THE REQUEST >> Extract only the first line of the listing and every line after it up to and including the one with "from matplotlib.ticker import FuncFormatter". Omit the pictures.

GIVEN DATA >>
[start]

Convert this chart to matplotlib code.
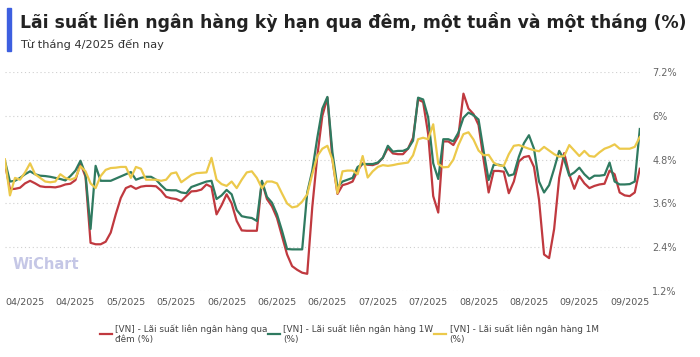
import matplotlib
matplotlib.use("Agg")
import matplotlib.pyplot as plt
from matplotlib.patches import Rectangle
from matplotlib.ticker import FuncFormatter

# Interbank rates (%), one value per session, Apr 2025 -> Sep 2025
overnight = [
    4.70, 3.99, 4.00, 4.03, 4.15, 4.22, 4.15, 4.07, 4.05, 4.05,
    4.04, 4.07, 4.12, 4.14, 4.24, 4.70, 4.33, 2.52, 2.48, 2.48,
    2.55, 2.80, 3.30, 3.75, 4.02, 4.08, 4.00, 4.06, 4.08, 4.08,
    4.07, 3.95, 3.78, 3.74, 3.72, 3.66, 3.80, 3.93, 3.94, 3.98,
    4.12, 4.05, 3.30, 3.55, 3.85, 3.60, 3.12, 2.86, 2.85, 2.85,
    2.85, 4.20, 3.72, 3.52, 3.20, 2.70, 2.20, 1.88, 1.78, 1.70,
    1.67, 3.50, 4.90, 6.00, 6.50, 4.80, 3.86, 4.10, 4.14, 4.20,
    4.50, 4.70, 4.66, 4.65, 4.70, 4.85, 5.12, 4.97, 4.95, 4.95,
    5.10, 5.40, 6.45, 6.38, 5.50, 3.80, 3.35, 5.30, 5.30, 5.20,
    5.45, 6.61, 6.20, 6.05, 5.75, 4.80, 3.90, 4.49, 4.49, 4.47,
    3.88, 4.20, 4.75, 4.87, 4.90, 4.60, 3.70, 2.20, 2.10, 2.90,
    4.30, 4.98, 4.40, 4.00, 4.35, 4.15, 4.02, 4.08, 4.12, 4.14,
    4.50, 4.40, 3.90, 3.82, 3.80, 3.90, 4.55,
]
week1 = [
    4.77, 4.20, 4.22, 4.30, 4.40, 4.48, 4.40, 4.36, 4.35, 4.33,
    4.30, 4.27, 4.23, 4.35, 4.50, 4.77, 4.40, 2.90, 4.63, 4.22,
    4.22, 4.22, 4.28, 4.34, 4.40, 4.46, 4.25, 4.30, 4.33, 4.33,
    4.25, 4.10, 3.97, 3.96, 3.96, 3.90, 3.88, 4.05, 4.10, 4.15,
    4.20, 4.22, 3.72, 3.82, 3.97, 3.85, 3.42, 3.25, 3.22, 3.20,
    3.12, 4.22, 3.78, 3.62, 3.30, 2.85, 2.35, 2.34, 2.34, 2.34,
    3.90, 4.50, 5.40, 6.20, 6.52, 5.00, 4.04, 4.20, 4.25, 4.30,
    4.60, 4.68, 4.68, 4.68, 4.72, 4.85, 5.18, 5.02, 5.04, 5.04,
    5.10, 5.32, 6.50, 6.45, 5.96, 4.70, 4.27, 5.36, 5.36, 5.30,
    5.54, 5.95, 6.09, 6.02, 5.90, 5.04, 4.24, 4.66, 4.66, 4.62,
    4.36, 4.40, 4.88, 5.25, 5.47, 5.10, 4.20, 3.90, 4.10, 4.55,
    5.04, 4.80, 4.36, 4.45, 4.58, 4.40, 4.27, 4.36, 4.36, 4.38,
    4.72, 4.20, 4.12, 4.12, 4.13, 4.20, 5.64,
]
month1 = [
    4.81, 3.82, 4.30, 4.25, 4.45, 4.70, 4.40, 4.30, 4.20, 4.18,
    4.20, 4.40, 4.30, 4.25, 4.30, 4.62, 4.48, 4.15, 4.02, 4.35,
    4.52, 4.57, 4.58, 4.60, 4.60, 4.30, 4.60, 4.55, 4.25, 4.25,
    4.25, 4.22, 4.25, 4.42, 4.45, 4.18, 4.28, 4.38, 4.43, 4.44,
    4.45, 4.85, 4.25, 4.13, 4.08, 4.20, 4.02, 4.25, 4.45, 4.48,
    4.30, 4.02, 4.20, 4.20, 4.15, 3.87, 3.60, 3.49, 3.52, 3.65,
    3.85, 4.40, 4.90, 5.10, 5.18, 4.80, 3.88, 4.48, 4.50, 4.50,
    4.40, 4.90, 4.31, 4.48, 4.60, 4.65, 4.63, 4.65, 4.68, 4.70,
    4.72, 4.92, 5.36, 5.40, 5.36, 5.77, 4.68, 4.59, 4.60, 4.80,
    5.20, 5.50, 5.55, 5.35, 5.05, 4.92, 4.93, 4.72, 4.64, 4.63,
    4.95, 5.18, 5.20, 5.15, 5.10, 5.06, 5.03, 5.15, 5.05, 4.95,
    4.88, 4.90, 5.20, 5.05, 4.90, 5.04, 4.90, 4.88, 5.00, 5.10,
    5.15, 5.22, 5.10, 5.10, 5.10, 5.15, 5.42,
]
tick_idx = [4, 14, 24, 34, 44, 54, 64, 74, 84, 94, 104, 114, 124]
tick_labels = ['04/2025', '04/2025', '05/2025', '05/2025', '06/2025', '06/2025',
               '06/2025', '07/2025', '07/2025', '08/2025', '08/2025', '09/2025',
               '09/2025']
y_ticks = [1.2, 2.4, 3.6, 4.8, 6.0, 7.2]

series_names = ['[VN] - Lãi suất liên ngân hàng qua\nđêm (%)',
                '[VN] - Lãi suất liên ngân hàng 1W\n(%)',
                '[VN] - Lãi suất liên ngân hàng 1M\n(%)']
red = '#c0393f'
green = '#2f7a60'
yellow = '#ecc94b'
gray = '#666666'

fig = plt.figure(figsize=(7, 3.57), dpi=100)
ax = fig.add_axes([0.007, 0.185, 0.907, 0.613])

x = list(range(len(overnight)))
ax.plot(x, overnight, color=red, lw=1.6, label=series_names[0], solid_joinstyle='round')
ax.plot(x, week1, color=green, lw=1.6, label=series_names[1], solid_joinstyle='round')
ax.plot(x, month1, color=yellow, lw=1.6, label=series_names[2], solid_joinstyle='round')

ax.set_xlim(0, len(overnight) - 1)
ax.set_ylim(1.2, 7.2)
ax.set_yticks(y_ticks)
ax.yaxis.set_major_formatter(FuncFormatter(lambda v, p: f'{v:g}%'))
ax.yaxis.tick_right()
ax.set_xticks(tick_idx)
ax.set_xticklabels(tick_labels)
ax.tick_params(axis='y', length=0, pad=9, labelsize=7, labelcolor=gray)
ax.tick_params(axis='x', length=0, pad=5, labelsize=6.8, labelcolor='#555555')
for t in ax.get_yticklabels():
    t.set_horizontalalignment('left')
ax.grid(axis='y', color='#cfcfcf', linestyle=(0, (1, 2.5)), lw=0.8)
for s in ax.spines.values():
    s.set_visible(False)

# watermark
ax.text(0.012, 0.12, 'WiChart', transform=ax.transAxes, fontsize=10.5,
        fontweight='bold', color='#c5c7e6', ha='left', va='center')

# title block
fig.patches.append(Rectangle((7 / 700, 1 - 51 / 357), 4 / 700, 43 / 357,
                             transform=fig.transFigure, color='#3d5fe0'))
fig.text(20 / 700, 1 - 22 / 357, 'Lãi suất liên ngân hàng kỳ hạn qua đêm, một tuần và một tháng (%)',
         fontsize=12.4, fontweight='bold', color='#222222', ha='left', va='center')
fig.text(20 / 700, 1 - 44 / 357, 'Từ tháng 4/2025 đến nay', fontsize=8.2,
         color='#333333', ha='left', va='center')

fig.legend(loc='center', bbox_to_anchor=(0.499, 1 - 334 / 357), ncol=3, frameon=False,
           fontsize=6.4, handlelength=1.3, handletextpad=0.4, columnspacing=0.1,
           labelcolor='#444444')

fig.savefig('out.png', dpi=100, facecolor='white')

[end]

WRITTEN RESPONSE >>
Convert this chart to matplotlib code.
import matplotlib
matplotlib.use("Agg")
import matplotlib.pyplot as plt
from matplotlib.patches import Rectangle
from matplotlib.ticker import FuncFormatter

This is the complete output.